## GIVEN TASK:
Select every line holding the word "this" and copy it.

## DATASET RECORDS:
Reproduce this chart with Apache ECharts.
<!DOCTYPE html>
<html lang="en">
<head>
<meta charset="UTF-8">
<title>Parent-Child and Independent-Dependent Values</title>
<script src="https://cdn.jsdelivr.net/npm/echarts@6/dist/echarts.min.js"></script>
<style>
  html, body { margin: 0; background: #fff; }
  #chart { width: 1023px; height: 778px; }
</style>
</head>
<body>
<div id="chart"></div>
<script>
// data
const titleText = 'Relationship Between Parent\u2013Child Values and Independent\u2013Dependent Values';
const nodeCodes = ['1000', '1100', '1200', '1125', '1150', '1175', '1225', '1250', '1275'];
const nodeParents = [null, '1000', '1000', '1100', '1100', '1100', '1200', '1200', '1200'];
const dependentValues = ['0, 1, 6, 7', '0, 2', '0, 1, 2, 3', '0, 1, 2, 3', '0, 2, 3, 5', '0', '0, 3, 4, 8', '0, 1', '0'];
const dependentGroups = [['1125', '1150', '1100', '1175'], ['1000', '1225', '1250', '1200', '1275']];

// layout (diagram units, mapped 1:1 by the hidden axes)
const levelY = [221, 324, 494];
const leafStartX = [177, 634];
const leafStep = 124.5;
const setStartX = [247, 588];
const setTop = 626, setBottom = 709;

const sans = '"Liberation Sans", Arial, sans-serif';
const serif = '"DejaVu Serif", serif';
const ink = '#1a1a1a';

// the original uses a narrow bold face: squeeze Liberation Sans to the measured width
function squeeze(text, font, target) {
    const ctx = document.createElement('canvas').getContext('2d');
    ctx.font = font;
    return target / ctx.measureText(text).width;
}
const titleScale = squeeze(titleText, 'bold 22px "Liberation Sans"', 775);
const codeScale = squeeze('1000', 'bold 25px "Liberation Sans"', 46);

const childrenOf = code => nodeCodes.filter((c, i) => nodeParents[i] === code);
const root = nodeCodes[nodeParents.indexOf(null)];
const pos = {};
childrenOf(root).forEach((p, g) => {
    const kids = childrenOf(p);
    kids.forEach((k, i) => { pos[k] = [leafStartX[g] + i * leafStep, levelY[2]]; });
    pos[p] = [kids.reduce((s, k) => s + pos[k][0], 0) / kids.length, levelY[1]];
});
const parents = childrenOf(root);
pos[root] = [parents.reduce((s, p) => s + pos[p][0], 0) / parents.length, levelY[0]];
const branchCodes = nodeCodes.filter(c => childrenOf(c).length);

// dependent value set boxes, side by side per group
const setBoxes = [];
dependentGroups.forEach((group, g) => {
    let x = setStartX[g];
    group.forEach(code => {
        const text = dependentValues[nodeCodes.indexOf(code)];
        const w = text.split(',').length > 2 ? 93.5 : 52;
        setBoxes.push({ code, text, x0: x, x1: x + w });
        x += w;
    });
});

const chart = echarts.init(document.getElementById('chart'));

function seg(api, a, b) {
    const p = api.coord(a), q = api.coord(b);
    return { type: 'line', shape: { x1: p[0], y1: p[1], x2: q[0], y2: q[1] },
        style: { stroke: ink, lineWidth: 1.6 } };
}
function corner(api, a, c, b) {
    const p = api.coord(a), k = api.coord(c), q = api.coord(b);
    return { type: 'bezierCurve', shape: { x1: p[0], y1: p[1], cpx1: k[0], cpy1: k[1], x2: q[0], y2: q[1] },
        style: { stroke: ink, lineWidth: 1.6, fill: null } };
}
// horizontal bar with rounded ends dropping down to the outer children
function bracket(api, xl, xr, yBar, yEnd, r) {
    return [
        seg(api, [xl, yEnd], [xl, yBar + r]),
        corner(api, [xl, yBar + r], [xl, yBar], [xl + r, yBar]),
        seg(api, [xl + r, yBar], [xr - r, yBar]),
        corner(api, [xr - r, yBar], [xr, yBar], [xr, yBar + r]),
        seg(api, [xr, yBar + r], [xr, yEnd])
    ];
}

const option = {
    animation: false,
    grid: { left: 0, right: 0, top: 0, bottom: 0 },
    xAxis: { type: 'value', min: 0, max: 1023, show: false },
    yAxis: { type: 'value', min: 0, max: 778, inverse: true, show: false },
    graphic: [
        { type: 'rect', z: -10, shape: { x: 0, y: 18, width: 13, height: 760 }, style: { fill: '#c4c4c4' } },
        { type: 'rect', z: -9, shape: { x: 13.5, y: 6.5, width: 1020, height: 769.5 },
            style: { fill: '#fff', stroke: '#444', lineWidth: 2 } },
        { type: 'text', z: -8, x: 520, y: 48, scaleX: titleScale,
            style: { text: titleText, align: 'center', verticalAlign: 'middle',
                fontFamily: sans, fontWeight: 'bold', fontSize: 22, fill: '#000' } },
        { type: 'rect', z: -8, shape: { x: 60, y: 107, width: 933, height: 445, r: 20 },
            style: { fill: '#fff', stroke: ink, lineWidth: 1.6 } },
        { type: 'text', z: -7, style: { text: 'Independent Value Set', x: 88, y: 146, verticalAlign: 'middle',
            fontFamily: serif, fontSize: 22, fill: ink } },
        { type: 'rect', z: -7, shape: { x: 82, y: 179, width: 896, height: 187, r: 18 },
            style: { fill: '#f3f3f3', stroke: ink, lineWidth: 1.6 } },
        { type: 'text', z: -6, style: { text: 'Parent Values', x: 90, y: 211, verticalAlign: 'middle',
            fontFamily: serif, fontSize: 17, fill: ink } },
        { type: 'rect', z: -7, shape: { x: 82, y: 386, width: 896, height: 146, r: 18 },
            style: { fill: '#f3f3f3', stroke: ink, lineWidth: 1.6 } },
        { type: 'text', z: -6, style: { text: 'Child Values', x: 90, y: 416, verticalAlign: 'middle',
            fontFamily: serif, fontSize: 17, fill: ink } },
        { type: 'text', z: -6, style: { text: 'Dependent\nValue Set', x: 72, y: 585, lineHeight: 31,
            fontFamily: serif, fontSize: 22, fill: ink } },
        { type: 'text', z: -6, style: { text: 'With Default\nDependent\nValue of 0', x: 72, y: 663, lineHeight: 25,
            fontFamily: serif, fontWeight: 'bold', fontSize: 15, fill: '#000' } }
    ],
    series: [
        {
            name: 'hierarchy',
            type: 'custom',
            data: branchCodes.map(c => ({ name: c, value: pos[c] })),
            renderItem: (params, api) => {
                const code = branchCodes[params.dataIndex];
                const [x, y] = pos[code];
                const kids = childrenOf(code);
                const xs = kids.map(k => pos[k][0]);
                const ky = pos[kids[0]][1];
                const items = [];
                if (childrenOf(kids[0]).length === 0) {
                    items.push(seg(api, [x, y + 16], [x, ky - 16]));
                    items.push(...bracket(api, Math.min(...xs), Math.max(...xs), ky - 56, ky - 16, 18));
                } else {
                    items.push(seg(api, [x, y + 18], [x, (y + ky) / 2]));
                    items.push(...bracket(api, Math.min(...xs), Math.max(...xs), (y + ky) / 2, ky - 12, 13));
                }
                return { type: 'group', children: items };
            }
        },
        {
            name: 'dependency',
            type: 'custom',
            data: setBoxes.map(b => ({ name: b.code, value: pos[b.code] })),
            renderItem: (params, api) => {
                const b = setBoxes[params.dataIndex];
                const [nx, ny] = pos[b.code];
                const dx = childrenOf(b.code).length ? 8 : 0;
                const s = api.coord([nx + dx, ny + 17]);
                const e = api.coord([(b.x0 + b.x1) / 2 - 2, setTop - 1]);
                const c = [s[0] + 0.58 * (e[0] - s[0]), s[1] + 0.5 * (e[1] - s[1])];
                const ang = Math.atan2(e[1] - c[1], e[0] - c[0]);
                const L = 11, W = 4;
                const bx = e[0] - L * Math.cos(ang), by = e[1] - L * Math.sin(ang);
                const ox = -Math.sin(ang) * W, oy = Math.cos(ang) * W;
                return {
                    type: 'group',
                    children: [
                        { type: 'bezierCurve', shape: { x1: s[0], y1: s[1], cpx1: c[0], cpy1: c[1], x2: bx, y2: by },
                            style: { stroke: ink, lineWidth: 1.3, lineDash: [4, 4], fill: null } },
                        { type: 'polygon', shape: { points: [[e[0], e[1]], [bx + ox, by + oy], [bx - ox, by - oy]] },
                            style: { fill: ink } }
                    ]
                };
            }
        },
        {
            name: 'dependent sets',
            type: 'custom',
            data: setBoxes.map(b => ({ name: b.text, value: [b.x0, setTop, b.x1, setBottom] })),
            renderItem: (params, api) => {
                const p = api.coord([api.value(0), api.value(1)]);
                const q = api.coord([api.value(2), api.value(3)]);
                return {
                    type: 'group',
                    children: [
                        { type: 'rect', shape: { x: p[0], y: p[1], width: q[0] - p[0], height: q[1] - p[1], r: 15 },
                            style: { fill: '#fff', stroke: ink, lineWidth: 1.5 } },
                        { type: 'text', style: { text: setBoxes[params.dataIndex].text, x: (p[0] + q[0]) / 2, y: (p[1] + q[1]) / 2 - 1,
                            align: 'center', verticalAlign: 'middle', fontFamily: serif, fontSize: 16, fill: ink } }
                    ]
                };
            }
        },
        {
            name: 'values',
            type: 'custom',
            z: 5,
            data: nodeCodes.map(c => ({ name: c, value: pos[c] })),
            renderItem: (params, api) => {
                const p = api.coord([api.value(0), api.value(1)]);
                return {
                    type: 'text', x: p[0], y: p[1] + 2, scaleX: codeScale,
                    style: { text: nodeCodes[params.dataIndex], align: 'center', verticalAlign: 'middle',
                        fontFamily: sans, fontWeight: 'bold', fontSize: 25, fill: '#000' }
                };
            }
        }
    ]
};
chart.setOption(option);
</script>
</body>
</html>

* * *

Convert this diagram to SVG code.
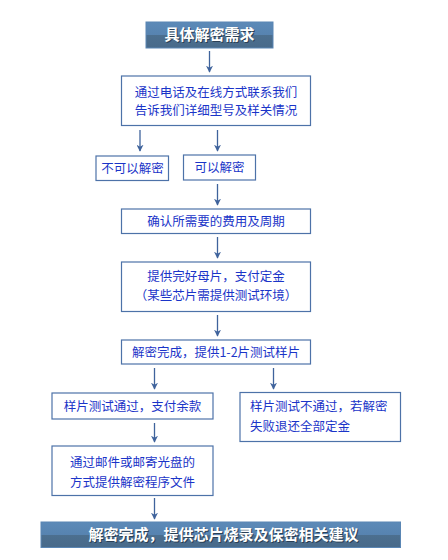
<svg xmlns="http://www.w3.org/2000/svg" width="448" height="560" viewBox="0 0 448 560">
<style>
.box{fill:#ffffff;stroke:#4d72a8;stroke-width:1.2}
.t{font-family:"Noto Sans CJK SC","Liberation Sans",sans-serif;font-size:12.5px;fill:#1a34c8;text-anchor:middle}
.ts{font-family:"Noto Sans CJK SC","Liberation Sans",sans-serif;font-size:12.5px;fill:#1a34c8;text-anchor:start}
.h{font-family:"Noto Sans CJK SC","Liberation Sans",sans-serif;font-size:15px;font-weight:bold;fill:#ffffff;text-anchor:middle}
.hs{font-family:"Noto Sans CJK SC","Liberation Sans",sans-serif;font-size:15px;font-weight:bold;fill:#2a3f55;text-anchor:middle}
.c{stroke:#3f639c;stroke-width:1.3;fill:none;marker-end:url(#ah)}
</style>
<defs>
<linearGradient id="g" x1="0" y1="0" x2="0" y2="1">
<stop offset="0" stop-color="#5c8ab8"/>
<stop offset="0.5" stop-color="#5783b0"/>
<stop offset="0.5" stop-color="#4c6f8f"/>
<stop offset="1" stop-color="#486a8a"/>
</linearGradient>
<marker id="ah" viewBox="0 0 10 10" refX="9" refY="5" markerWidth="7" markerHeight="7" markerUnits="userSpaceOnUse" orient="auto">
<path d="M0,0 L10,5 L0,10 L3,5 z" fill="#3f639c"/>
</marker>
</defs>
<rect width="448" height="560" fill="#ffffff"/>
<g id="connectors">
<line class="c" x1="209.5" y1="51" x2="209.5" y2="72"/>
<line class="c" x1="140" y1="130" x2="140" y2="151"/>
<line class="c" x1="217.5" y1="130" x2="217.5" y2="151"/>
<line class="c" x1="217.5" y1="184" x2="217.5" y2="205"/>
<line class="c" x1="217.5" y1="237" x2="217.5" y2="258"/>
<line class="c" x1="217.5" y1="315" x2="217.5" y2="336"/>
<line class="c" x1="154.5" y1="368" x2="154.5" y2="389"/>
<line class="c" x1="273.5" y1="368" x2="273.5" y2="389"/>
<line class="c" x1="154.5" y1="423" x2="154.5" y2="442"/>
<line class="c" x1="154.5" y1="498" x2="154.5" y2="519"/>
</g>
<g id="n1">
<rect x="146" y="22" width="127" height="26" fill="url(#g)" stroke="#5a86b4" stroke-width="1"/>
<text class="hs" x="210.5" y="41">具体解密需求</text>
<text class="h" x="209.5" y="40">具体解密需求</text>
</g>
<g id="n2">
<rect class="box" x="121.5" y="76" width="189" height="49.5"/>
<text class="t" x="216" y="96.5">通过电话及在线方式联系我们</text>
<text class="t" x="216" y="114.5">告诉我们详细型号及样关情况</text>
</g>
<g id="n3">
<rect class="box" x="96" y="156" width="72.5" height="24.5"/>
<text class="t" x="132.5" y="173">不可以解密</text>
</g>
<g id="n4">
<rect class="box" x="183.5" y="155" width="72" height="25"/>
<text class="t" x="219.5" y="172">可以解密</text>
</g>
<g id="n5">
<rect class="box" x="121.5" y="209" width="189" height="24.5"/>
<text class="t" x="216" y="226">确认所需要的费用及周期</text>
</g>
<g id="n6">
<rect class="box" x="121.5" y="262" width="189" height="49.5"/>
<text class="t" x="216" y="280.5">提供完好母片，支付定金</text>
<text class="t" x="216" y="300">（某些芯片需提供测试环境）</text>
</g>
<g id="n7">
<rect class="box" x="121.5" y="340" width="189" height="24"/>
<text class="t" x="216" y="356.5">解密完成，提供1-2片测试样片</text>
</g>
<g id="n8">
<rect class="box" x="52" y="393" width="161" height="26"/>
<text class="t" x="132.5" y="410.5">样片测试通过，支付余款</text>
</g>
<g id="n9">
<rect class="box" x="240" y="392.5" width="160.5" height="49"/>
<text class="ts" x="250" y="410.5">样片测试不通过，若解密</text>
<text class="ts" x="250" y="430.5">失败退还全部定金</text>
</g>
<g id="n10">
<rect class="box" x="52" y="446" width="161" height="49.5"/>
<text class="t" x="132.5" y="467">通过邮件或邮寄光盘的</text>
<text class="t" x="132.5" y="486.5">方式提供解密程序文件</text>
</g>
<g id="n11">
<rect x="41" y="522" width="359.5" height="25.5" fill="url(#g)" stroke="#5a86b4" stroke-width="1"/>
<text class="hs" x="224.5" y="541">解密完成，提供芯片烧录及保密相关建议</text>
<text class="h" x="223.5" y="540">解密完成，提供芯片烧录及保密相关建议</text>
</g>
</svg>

...

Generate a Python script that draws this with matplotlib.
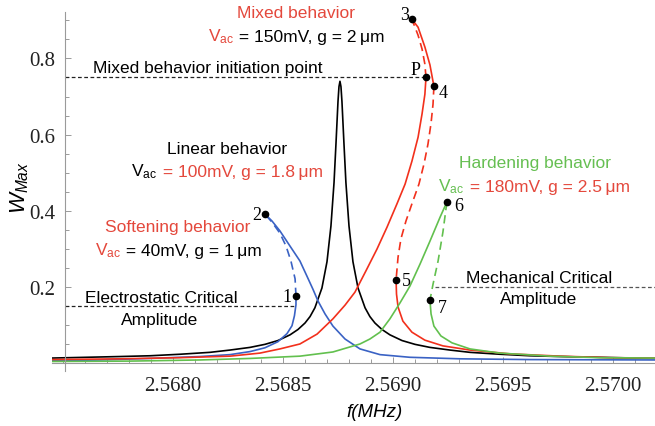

## WRITTEN ANSWER:
Reproduce this chart with Apache ECharts.
Convert this diagram to SVG code.
Generate a Python script that draws this with matplotlib.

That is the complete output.